Housing needs – local needs should have priority. Building small numbers of expensive ‘’luxury’’ houses did not address local needs. Any houses built should meet local needs. Jenny Whittle said that Denmark had a “5 year residency” requirement before a house could be purchased in an area, and this should be the sort of requirement here [I think the intention was for “affordable” houses to have this criteria]. There was then a lot of discussion as to how ‘’affordable’’ houses could be retained for ‘’locals’’ – with reference to landowners, if willing, being asked to put a “lean” on the land before selling (at the Land Registry) to say that houses built there should only be sold to ‘local’ people, and maybe something about the ultimate price, these legal mechanisms could in fact sideline the problems experienced with MBC who, apparently, when such housing for locals was built in Broomfield & Kingswood, instead of leaving it for real locals, opened it up to their own borough wide list of ‘’local housing needs’’ which has, anecdotally, resulted in a lot of people from places like Tovil getting houses in this village and being very unhappy there as they are essentially ‘urbanites’ and aren’t interested in living in a rural area.

Discussion about Local Needs Housing carried on. There was mention of clause 106 money [where the developer must pay towards the local infrastructure as the price of getting planning permission]. Mention was made of the Groom Way development [the old one, not the new Groom Square] where the Parish Council put pressure on the Borough Council and the result was a development that met local needs [unlike the new Groom Square development, which is a plot of ‘luxury houses’, I think that’s what was meant]. In that contract the developers were required to provide 2 more houses – but the developer preferred to pay money instead and a Lenham Housing Group bought land, and built 10 homes on them, rather than the 2 extra that is all the main development was to have had. Rented not purchased properties were what was needed, nor the half purchase/half rent schemes. A special survey was mooted – the last one went to 1,000 homes, they got 100 back – 20 families said yes, they needed affordable property in the next 5 years, ie this was proof they would be filled, that was needed to go ahead with the development. Apparently Loder Close [off Ham Lane – is this the old new development or the more recent one? Or the one in Planning currently? Don’t know] had 13 local needs houses, the landowner offered it at a cheaper price to the Housing Group, the Parish Council wasn’t involved, and this Housing Group got them done.

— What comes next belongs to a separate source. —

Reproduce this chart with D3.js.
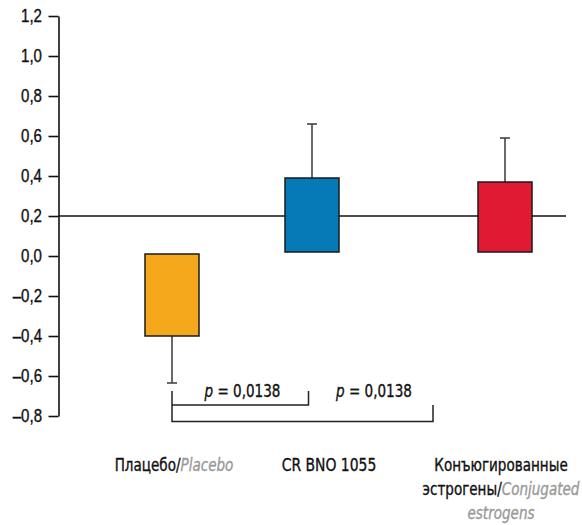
<!DOCTYPE html>
<html>
<head>
<meta charset="utf-8">
<style>
  body { margin: 0; background: #fff; }
  svg { display: block; font-family: "DejaVu Sans Condensed", "DejaVu Sans", sans-serif; }
  text { stroke-width: 0.35px; }
</style>
</head>
<body>
<svg width="582" height="525"></svg>
<script src="https://d3js.org/d3.v7.min.js"></script>
<script>
// data
const categories = ["Плацебо", "CR BNO 1055", "Конъюгированные эстрогены"];
const barStart = [0.01, 0.02, 0.02];
const barEnd = [-0.40, 0.39, 0.37];
const errorEnd = [-0.635, 0.66, 0.59];
const barColors = ["#F6A81D", "#0679B7", "#E01A32"];
const yTicks = [-0.8, -0.6, -0.4, -0.2, 0.0, 0.2, 0.4, 0.6, 0.8, 1.0, 1.2];
const refValue = 0.2;
const pLabels = ["0,0138", "0,0138"];

const svg = d3.select("svg");
const narrow = 0.86;   // squeeze text horizontally, the original uses a condensed face

const y = d3.scaleLinear().domain([-0.8, 1.2]).range([416, 16]);
// bar centres (uneven spacing as in the original)
const x = d3.scaleOrdinal().domain(categories).range([172, 312, 505]);
const xLabel = d3.scaleOrdinal().domain(categories).range([174, 329, 501]);
const barW = 54;
const axisX = 58.5;

const fmt = v => d3.format(".1f")(v).replace(".", ",").replace("−", "–").replace("-", "–");

// y axis
const yAxis = svg.append("g")
  .attr("transform", `translate(${axisX},0)`)
  .call(d3.axisLeft(y).tickValues(yTicks).tickFormat(fmt).tickSize(10).tickPadding(6).tickSizeOuter(0));
yAxis.select(".domain").attr("stroke", "#111").attr("stroke-width", 1.6);
yAxis.selectAll(".tick line").attr("stroke", "#111").attr("stroke-width", 1.6);
yAxis.selectAll(".tick text")
  .attr("fill", "#111").attr("stroke", "#111")
  .attr("font-size", 17.5).attr("font-family", "inherit")
  .attr("x", 0)
  .attr("transform", `translate(-16.5,0) scale(${narrow},1)`);

// reference line
svg.append("line")
  .attr("x1", axisX).attr("x2", 566)
  .attr("y1", y(refValue)).attr("y2", y(refValue))
  .attr("stroke", "#111").attr("stroke-width", 1.5);

const idx = d3.range(categories.length);

// error bars
svg.selectAll(".err").data(idx).enter().append("line")
  .attr("x1", i => x(categories[i])).attr("x2", i => x(categories[i]))
  .attr("y1", i => y(barEnd[i])).attr("y2", i => y(errorEnd[i]))
  .attr("stroke", "#444").attr("stroke-width", 1.6);
svg.selectAll(".cap").data(idx).enter().append("line")
  .attr("x1", i => x(categories[i]) - 5).attr("x2", i => x(categories[i]) + 5)
  .attr("y1", i => y(errorEnd[i])).attr("y2", i => y(errorEnd[i]))
  .attr("stroke", "#444").attr("stroke-width", 1.6);

// bars
svg.selectAll(".bar").data(idx).enter().append("rect")
  .attr("x", i => x(categories[i]) - barW / 2)
  .attr("width", barW)
  .attr("y", i => y(Math.max(barStart[i], barEnd[i])))
  .attr("height", i => Math.abs(y(barStart[i]) - y(barEnd[i])))
  .attr("fill", i => barColors[i])
  .attr("stroke", "#1a1a1a").attr("stroke-width", 1.5);

// significance brackets
const x0 = x(categories[0]);
const br = svg.append("g").attr("stroke", "#222").attr("stroke-width", 1.5).attr("fill", "none");
const lvl1 = y(-0.745), lvl2 = y(-0.828), brTop = y(-0.675);
br.append("path").attr("d", `M${x0},${brTop}V${lvl2}H433V${lvl1}`);
br.append("path").attr("d", `M${x0},${lvl1}H308.5V${brTop}`);

const pText = svg.selectAll(".ptxt").data(pLabels).enter().append("text")
  .attr("transform", (d, i) => `translate(${i === 0 ? 242.5 : 374},${lvl1 - 8}) scale(${narrow},1)`)
  .attr("text-anchor", "middle")
  .attr("font-size", 17.5).attr("fill", "#111").attr("stroke", "#111");
pText.append("tspan").attr("font-style", "italic").text("p");
pText.append("tspan").text(d => " = " + d);

// category labels
function label(cx, base, parts, size) {
  const t = svg.append("text")
    .attr("transform", `translate(${cx},${base}) scale(${narrow},1)`)
    .attr("text-anchor", "middle").attr("font-size", size || 18);
  parts.forEach(p => {
    const c = p.grey ? "#999" : "#111";
    t.append("tspan").attr("fill", c).attr("stroke", c)
      .attr("font-style", p.grey ? "italic" : null).text(p.s);
  });
}
label(xLabel(categories[0]), 471, [{s: "Плацебо/"}, {s: "Placebo", grey: true}], 17.5);
label(xLabel(categories[1]), 471, [{s: categories[1]}]);
label(xLabel(categories[2]), 471, [{s: "Конъюгированные"}], 17.5);
label(xLabel(categories[2]), 495, [{s: "эстрогены/"}, {s: "Conjugated", grey: true}], 17.5);
label(xLabel(categories[2]), 519, [{s: "estrogens", grey: true}], 17.5);
</script>
</body>
</html>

A ‘Lenham Housing Group’’ was again mooted which could repeat what had previously happened. The Parish Council didn’t have enough say in who gets these houses when built by developers. It was mentioned that once in, nobody wanted to move out. Maybe a Community Land Trust was the answer, to lease land to a Housing Association while the Parish Council retained control over who goes in. It was hoped this would go forward.

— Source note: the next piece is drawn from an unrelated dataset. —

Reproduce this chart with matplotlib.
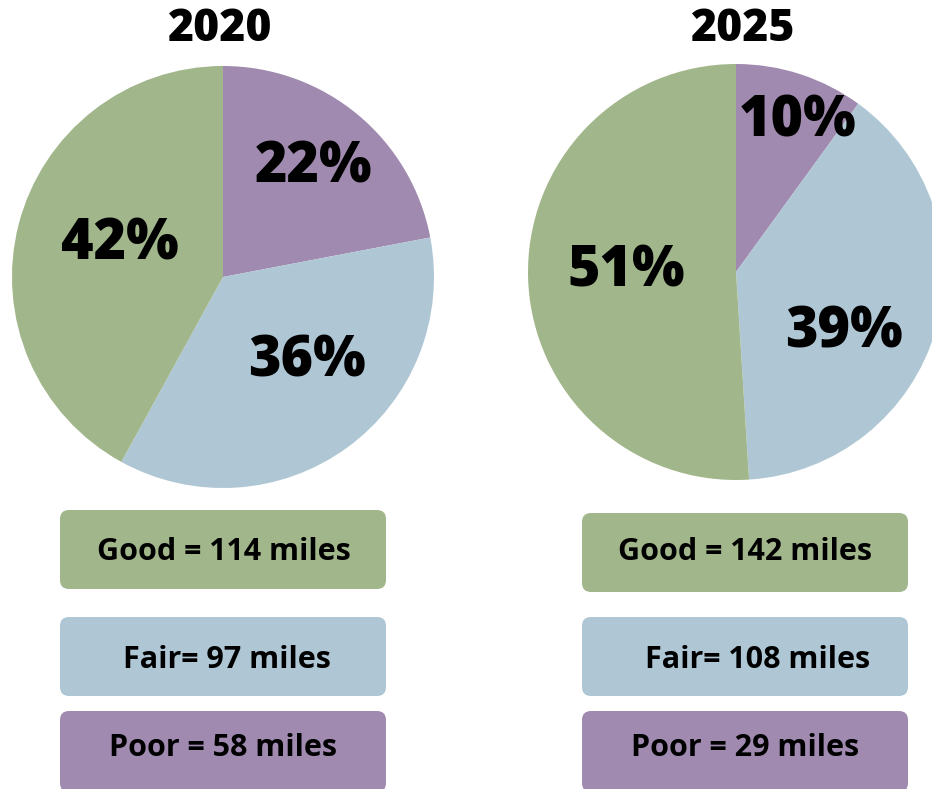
import matplotlib
matplotlib.use("Agg")
import matplotlib.pyplot as plt
from matplotlib.patches import FancyBboxPatch

# ---- data ----
years = ["2020", "2025"]
categories = ["Good", "Fair", "Poor"]
pct_2020 = [42, 36, 22]
pct_2025 = [51, 39, 10]
miles_2020 = [114, 97, 58]
miles_2025 = [142, 108, 29]
legend_fmt = ["{} = {} miles", "{}= {} miles", "{} = {} miles"]

GREEN = "#a1b68a"
BLUE = "#afc7d5"
PURPLE = "#a08ab0"
colors = [GREEN, BLUE, PURPLE]

W, H = 932, 789
fig = plt.figure(figsize=(W / 100, H / 100), dpi=100)
ax = fig.add_axes([0, 0, 1, 1])
ax.set_xlim(0, W)
ax.set_ylim(0, H)
ax.set_aspect("equal")
ax.axis("off")

def Y(ypx):
    return H - ypx

FONT = ["Open Sans", "DejaVu Sans"]

panels = [
    dict(year=years[0], pct=pct_2020, miles=miles_2020, cx=223, cy=277, r=211,
         title_x=220,
         lab_pos=[(120, 245), (314, 168), (307, 362)],
         box_x=60, box_w=326, box_y=[(510, 589), (617, 696), (711, 792)],
         txt_pos=[(224, 552), (227, 660), (223, 748)]),
    dict(year=years[1], pct=pct_2025, miles=miles_2025, cx=736, cy=272, r=208,
         title_x=743,
         lab_pos=[(626, 272), (798, 122), (844, 333)],
         box_x=582, box_w=326, box_y=[(513, 592), (617, 696), (711, 792)],
         txt_pos=[(745, 552), (758, 660), (745, 748)]),
]
# lab_pos order: Good, Poor, Fair -> map to pct index
lab_idx = [0, 2, 1]

for p in panels:
    # pie: Poor, Fair, Good clockwise from top
    vals = p["pct"][::-1]
    cols = colors[::-1]
    ax.pie(vals, colors=cols, startangle=90, counterclock=False,
           center=(p["cx"], Y(p["cy"])), radius=p["r"], frame=True,
           wedgeprops=dict(linewidth=0))
    ax.text(p["title_x"], Y(29), p["year"], ha="center", va="center",
            fontsize=32, fontweight="heavy", family=FONT, color="black")
    for (lx, ly), i in zip(p["lab_pos"], lab_idx):
        ax.text(lx, Y(ly), f"{p['pct'][i]}%", ha="center", va="center",
                fontsize=40, fontweight="heavy", family=FONT, color="black")
    for i, cat in enumerate(categories):
        y0, y1 = p["box_y"][i]
        box = FancyBboxPatch((p["box_x"], Y(y1)), p["box_w"], y1 - y0,
                             boxstyle="round,pad=0,rounding_size=9",
                             facecolor=colors[i], edgecolor="none")
        ax.add_patch(box)
        tx, ty = p["txt_pos"][i]
        ax.text(tx, Y(ty), legend_fmt[i].format(cat, p["miles"][i]),
                ha="center", va="center", fontsize=22, fontweight="bold",
                family=FONT, color="black")

ax.set_xlim(0, W)
ax.set_ylim(0, H)
ax.axis("off")
fig.savefig("out.png", dpi=100)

Kingsley from Designscape agreed with all the above. Saying Designscape had been discussing this sort of thing with a landowner about the south of the railway land, he mentioned that the housing market in the UK was controlled by the likes of Persimmon and Wimpey – and that self-built plots were simply not feasible if the plot, as currently, was going for £100-125,000, they were only sensible if plots could be sold for around £30,000.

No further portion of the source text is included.